While holidaying at Lake Annecy on the eve of his wedding, career diplomat Jérôme accidentally meets up with Aurora, an old friend. Through Aurora, he meets Aurora's landlady, Madame Walter, and Laura, Madame Walter's youngest teenage daughter. Observant Aurora detects Laura's crush on Jérôme and tells him. After Jérôme and Laura take a hike in the mountains together, she confesses that she is "a little in love with" Jérôme.
Days later (on 8 July), Laura's attractive older step-sister Claire arrives. Upon seeing Claire's knee while she is on a ladder, Jérôme finds himself longing to touch it, but he controls his temptation. Eventually an opportunity presents itself during a boat trip on the lake when Jérôme and Claire have to seek shelter in a hut from an approaching storm. Jérôme tells Claire that he saw her boyfriend, Gilles, together with another girl, Muriel. When Claire starts to cry Jérôme consoles her by placing his hand upon Claire's knee. Jérôme later delightedly tells Aurora that it had taken him great courage to touch Claire's knee and that doing so has exorcised his desire of her from him. Gilles returns and tries to give Claire excuses as to why he was with Muriel.
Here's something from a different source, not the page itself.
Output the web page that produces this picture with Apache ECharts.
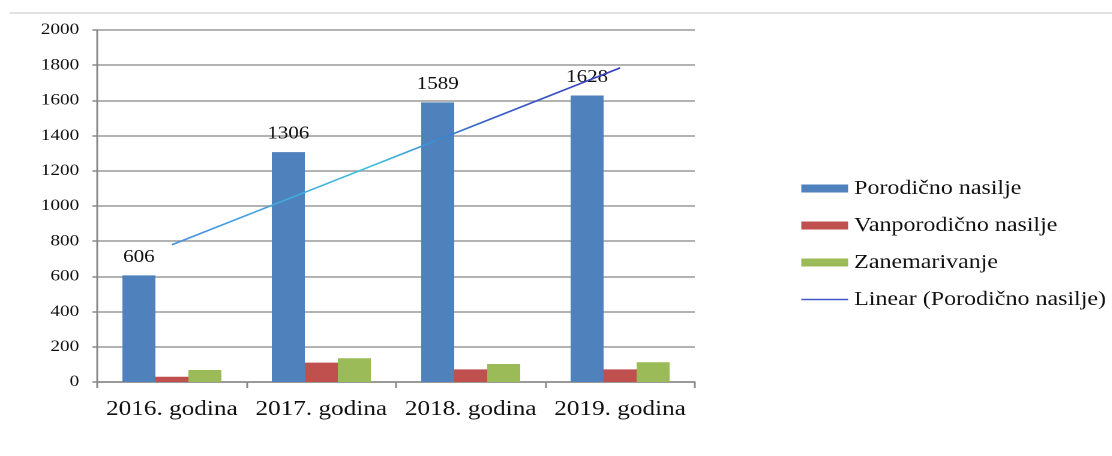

The film was a huge critical success. On the review aggregator website Rotten Tomatoes, Claire's Knee hold an approval rating of 96%, based on 23 critic reviews with an average rating of 8.3/10. The site's consensus reads: "Told through precise body language and sunny wit, Claire's Knee makes an unusual love story feel universal".[4]
Vincent Canby of The New York Times called it "something close to a perfect film".[5] Cecile Mury of Télérama said: "This camera outdoors gives the appearance of a small story where it goes 'nothing'. Yet these 'fragments of a love speech' make up a special study of desire, verbal pleasure, almost literary, which accompanies every inclination. A jewel".
Style
It was Rohmer's second film shot in color, as he explained: "the presence of the lake and the mountains is stronger in color than in black and white. It is a film I couldn't imagine in black and white. The color green seems to me essential in that film...This film would have no value to me in black and white".[5]